The significance of the question goes beyond mere ethnic curiosity. If the shooter was specifically targeting Jewish physicians, whether inspired by anti-Semitic conspiracy theories or actual statistics, then the conclusion points to a North American wave of far-right anti-Semitic terrorism during the mid-1990s. That’s information worth knowing, even 15 years later, in order to evaluate current and future threats.

Based on the website of the National Clinic Access Project, the victims are: Garson Romalis, Vancouver, November 8, 1994; Hugh Short, Hamilton, Ont., November 10, 1995; Jack Fainman, Winnipeg, November 11, 1997; David Gandell, Rochester, October 28, 1997, and Slepian.

The shooting of Short, the only non-Jewish victim, is the only one besides Slepian’s in which Kopp has been charged. Canadian authorities have asked for Kopp to be extradited for trial, but U.S. officials reportedly insist he serve out his American sentences first.

He’s serving consecutive sentences of 25 years to life on his New York state murder charge and life plus 10 years on federal charges, which include killing an abortion provider and using a scope-equipped military-style assault weapon in commission of a violent crime.

As a known anti-abortion militant, Kopp became a suspect within days after the shooting. He fled to Mexico, then Ireland and finally in March 2002 to France, where he was arrested with two false Irish passports in his possession. The FBI believed he had assistance from other extremists. He was extradited to New York in June 2002.

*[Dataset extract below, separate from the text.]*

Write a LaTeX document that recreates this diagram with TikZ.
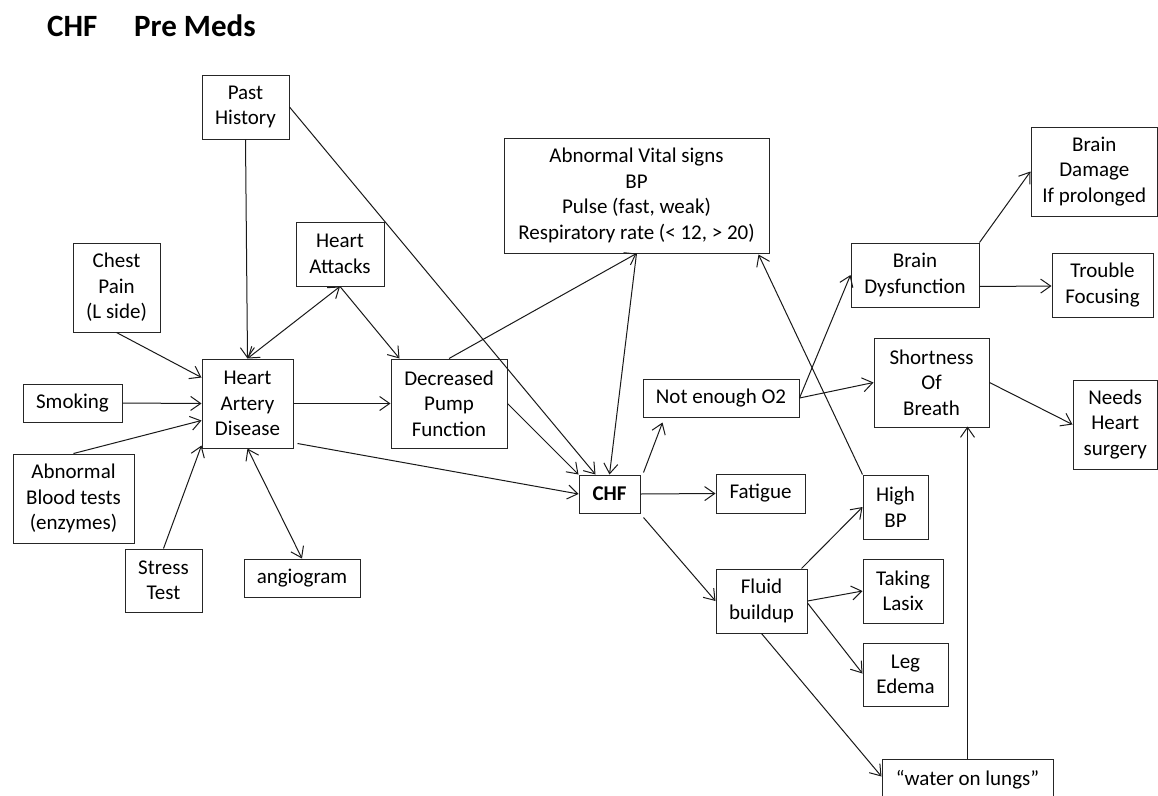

After confessing in a November 2002 Buffalo News interview, in which he insisted he only meant to injure Slepian to prevent more abortions, he waived his right to a jury trial and was convicted in March 2003 of second degree murder.

In his federal appeal for review Kopp claimed he was denied a fair trial in state court because the lawyer he chose to represent him, Bruce Barket, had a conflict of interest since he was also representing two persons charged with harboring Kopp as a fugitive. Barket was barred from representing Kopp in his 2007 federal trial because of the conflict and Kopp ended up representing himself.

Kopp’s Supreme Court bid was an appeal of two U.S. District Court decisions in 2011 denying him review. One of the decisions, by U.S. District Judge Michael Tedesca of Rochester, took note of Kopp’s insistence on having Barket as his lawyer and called his appeal “so disingenuous as to suggest bad faith.”